Modest Mouse preview
Aragon, Chicago
Tuesday, August 25, 2009
Modest Mouse releases have always come with some deviousness (or deviantness), but with success things can change. Isaac Brock’s songs are increasingly mature, and when a summer tour coincides with a throwaway EP the air has a whiff of things dubious.
Perception is everything, however, and people crying foul over the non-essentiality of the No One’s First And You’re Next EP are hanging onto the band they used to know a little too tight. Odds-n-ends compilations are nothing new to the Mouse hole, and used to arrive at (in hindsight) critical junctures. Building Nothing Out Of Something gathered early tracks just in time for their major-label debut, alerting new fans that the band were something to invest in. Sad Sappy Sucker came almost a year later and went all the way back to the beginning, while the near simultaneous release of Everywhere And His Nasty Parlour Tricks shored up any loose Moon rocks. So by September 25th, 2001, it was more or less possible to own every song they’d released for consumption.

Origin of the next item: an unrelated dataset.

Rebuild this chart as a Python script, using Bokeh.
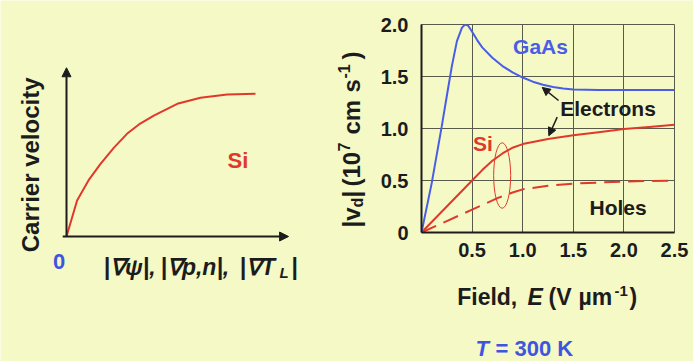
import math
from bokeh.plotting import figure
from bokeh.models import Label, Arrow, NormalHead, Range1d, FixedTicker, CustomJSTickFormatter
from bokeh.embed import file_html
from bokeh.resources import INLINE

BG = "#f4f9c6"
RED = "#e0392b"
BLUE = "#4a5de6"
TBLUE = "#3f55e0"
TXT = "#1c1c1c"
GRID = "#585b4a"
FONT = "Liberation Sans"

# ---------------- data ----------------
# left schematic: carrier velocity vs driving force (arbitrary units)
schem_force = [0, 0.056, 0.12, 0.18, 0.25, 0.32, 0.39, 0.462, 0.586, 0.709, 0.85, 1.0]
schem_vel = [0, 0.252, 0.40, 0.508, 0.62, 0.718, 0.79, 0.846, 0.928, 0.97, 0.993, 0.998]

# right: drift velocity (1e7 cm/s) vs field (V/um), T = 300 K
gaas_field = [0, 0.1, 0.2, 0.26, 0.3, 0.35, 0.4, 0.43, 0.46, 0.5, 0.55, 0.6, 0.7, 0.8,
              0.9, 1.0, 1.1, 1.2, 1.3, 1.4, 1.5, 1.75, 2.0, 2.25, 2.5]
gaas_vel = [0, 0.47, 1.02, 1.37, 1.6, 1.84, 1.97, 2.0, 1.99, 1.93, 1.85, 1.78, 1.68, 1.60,
            1.54, 1.49, 1.45, 1.42, 1.40, 1.385, 1.375, 1.37, 1.37, 1.37, 1.37]
si_e_field = [0, 0.25, 0.5, 0.6, 0.7, 0.8, 0.9, 1.0, 1.25, 1.5, 1.75, 2.0, 2.25, 2.5]
si_e_vel = [0, 0.25, 0.5, 0.6, 0.69, 0.76, 0.815, 0.85, 0.90, 0.935, 0.965, 0.995, 1.015, 1.035]
si_h_field = [0, 0.25, 0.5, 0.75, 0.9, 1.0, 1.25, 1.5, 1.75, 2.0, 2.25, 2.5]
si_h_vel = [0, 0.11, 0.22, 0.33, 0.385, 0.415, 0.45, 0.47, 0.48, 0.49, 0.495, 0.50]

x_ticks = [0.5, 1.0, 1.5, 2.0, 2.5]
x_tick_labels = ["0.5", "1.0", "1.5", "2.0", "2.5"]
y_ticks = [0, 0.5, 1.0, 1.5, 2.0]
y_tick_labels = ["0", "0.5", "1.0", "1.5", "2.0"]

# ---------------- base figure (schematic + free texts) ----------------
W, H = 693, 361
OX, OY, SX, SY = 66, 236, 189, 143          # schematic origin (px) and px per unit


def bx(px):
    return (px - OX) / SX


def by(py):
    return (OY - py) / SY


base = figure(width=W, height=H, output_backend="svg", toolbar_location=None,
              x_range=Range1d(bx(0), bx(W)), y_range=Range1d(by(H), by(0)),
              x_axis_type=None, y_axis_type=None,
              min_border=0, min_border_left=0, min_border_right=0,
              min_border_top=0, min_border_bottom=0)
base.background_fill_color = BG
base.border_fill_color = BG
base.outline_line_color = None
base.grid.visible = False

AX_LEN_X = 1.175
AX_LEN_Y = 1.18
head = dict(size=9, fill_color=TXT, line_color=TXT)
base.add_layout(Arrow(x_start=-0.02, y_start=0, x_end=AX_LEN_X, y_end=0, line_width=2,
                      line_color=TXT, end=NormalHead(**head)))
base.add_layout(Arrow(x_start=0, y_start=0, x_end=0, y_end=AX_LEN_Y, line_width=2,
                      line_color=TXT, end=NormalHead(**head)))
base.line(schem_force, schem_vel, line_color=RED, line_width=2)


def lab(fig, x, y, text, size="21px", color=TXT, style="bold", align="center",
        baseline="middle", angle=0.0):
    fig.add_layout(Label(x=x, y=y, text=text, text_font=FONT, text_font_size=size,
                         text_font_style=style, text_color=color, text_align=align,
                         text_baseline=baseline, angle=angle))


def blab(px, py, text, **kw):
    lab(base, bx(px), by(py), text, **kw)


A = math.pi / 2
# schematic texts
blab(30, 161, "Carrier  velocity", size="24px", angle=A)
blab(237.5, 160, "Si", size="22px", color=RED)
blab(58.5, 261, "0", size="22px", color=TBLUE)
blab(103, 266.7, "|∇ψ|,", size="23px", align="left", style="bold italic")
blab(160, 266.7, "|∇p,n|,", size="23px", align="left", style="bold italic")
blab(239, 266.7, "|∇T", size="23px", align="left", style="bold italic")
blab(279, 271.5, "L", size="15px", align="left", style="bold italic")
blab(291, 266.7, "|", size="23px", align="left")

# right-panel y axis title (rotated pieces)
blab(351, 227, "|v", size="24px", align="left", angle=A)
blab(357, 207, "d", size="16px", align="left", angle=A)
blab(351, 197, "|", size="24px", align="left", angle=A)
blab(351, 186, "(10", size="24px", align="left", angle=A)
blab(343, 151, "7", size="16px", align="left", angle=A)
blab(351, 134, "cm", size="24px", align="left", angle=A)
blab(351, 92, "s", size="24px", align="left", angle=A)
blab(343, 78, "-1", size="16px", align="left", angle=A)
blab(351, 59, ")", size="24px", align="left", angle=A)

# right-panel x axis title pieces
blab(456.7, 296, "Field,", size="23px", align="left")
blab(527, 296, "E", size="23px", align="left", style="bold italic")
blab(548, 296, "(V", size="23px", align="left")
blab(578, 296, "µm", size="23px", align="left")
blab(614, 290, "-1", size="15px", align="left")
blab(629, 296, ")", size="23px", align="left")

# temperature note
blab(475, 347.5, "T", size="22px", color=TBLUE, align="left", style="bold italic")
blab(495, 347.5, "= 300 K", size="22px", color=TBLUE, align="left")

# ---------------- right plot (real axes), overlaid at x = 340 ----------------
p = figure(width=353, height=361, output_backend="svg", toolbar_location=None,
           x_range=Range1d(0, 2.5), y_range=Range1d(0, 2.0),
           min_border_left=81, min_border_right=19, min_border_top=24, min_border_bottom=129,
           styles={"position": "absolute", "left": "340px", "top": "0px"})
p.background_fill_color = BG
p.border_fill_alpha = 0
p.outline_line_color = GRID
p.outline_line_width = 1

FMT_CODE = "const i = tvals.indexOf(tick); return i >= 0 ? tlabels[i] : '';"
p.xaxis.ticker = FixedTicker(ticks=x_ticks)
p.yaxis.ticker = FixedTicker(ticks=y_ticks)
p.xaxis.formatter = CustomJSTickFormatter(args=dict(tvals=x_ticks, tlabels=x_tick_labels),
                                          code=FMT_CODE)
p.yaxis.formatter = CustomJSTickFormatter(args=dict(tvals=y_ticks, tlabels=y_tick_labels),
                                          code=FMT_CODE)
for ax in (p.xaxis, p.yaxis):
    ax.axis_line_color = TXT
    ax.axis_line_width = 2
    ax.major_tick_out = 0
    ax.major_tick_in = 0
    ax.minor_tick_out = 0
    ax.minor_tick_in = 0
    ax.major_label_text_font = FONT
    ax.major_label_text_font_size = "20px"
    ax.major_label_text_font_style = "bold"
    ax.major_label_text_color = TXT
p.yaxis.major_label_standoff = 13
p.xaxis.major_label_standoff = 10

p.xgrid.ticker = FixedTicker(ticks=x_ticks[:-1])
p.ygrid.ticker = FixedTicker(ticks=y_ticks[1:-1])
p.grid.grid_line_color = GRID
p.grid.grid_line_width = 1

p.line(si_h_field, si_h_vel, line_color=RED, line_width=2, line_dash="16 8")
p.line(si_e_field, si_e_vel, line_color=RED, line_width=2)
p.line(gaas_field, gaas_vel, line_color=BLUE, line_width=2)

ELL_X, ELL_Y, ELL_W, ELL_H = 0.797, 0.548, 0.168, 0.63
p.ellipse(x=[ELL_X], y=[ELL_Y], width=[ELL_W], height=[ELL_H], fill_color=None,
          line_color=RED, line_width=1)

p.add_layout(Arrow(x_start=1.354, y_start=1.269, x_end=1.193, y_end=1.395, line_width=1.5,
                   line_color=TXT, end=NormalHead(size=8, fill_color=TXT, line_color=TXT)))
p.add_layout(Arrow(x_start=1.341, y_start=1.109, x_end=1.258, y_end=0.93, line_width=1.5,
                   line_color=TXT, end=NormalHead(size=8, fill_color=TXT, line_color=TXT)))

lab(p, 1.176, 1.788, "GaAs", color=BLUE)
lab(p, 1.843, 1.197, "Electrons")
lab(p, 0.608, 0.851, "Si", color=RED)
lab(p, 1.943, 0.236, "Holes")

html = file_html([base, p], INLINE)
open("out.html", "w").write(html)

That was almost eight years ago.
Since then, Brock has changed. He’s no longer a scruffy, Pacific-northwestern outcast fighting off a date-rape accusation. Robert Christgau said in his review of 1997’s Lonesome Crowded West, “Skirting the professional class they were born to for a poverty that’s real if voluntary, these three youngsters are probably wise-asses, probably thieves.” No more. He’s actually somewhat precise. These leftovers from the past three records could all have made the albums they missed, though only “The Whale Song” has a real argument against exclusion. The EP’s just as effective as the others, but its lightness merely underscores the band’s refinement and less time spent being young and wasting it.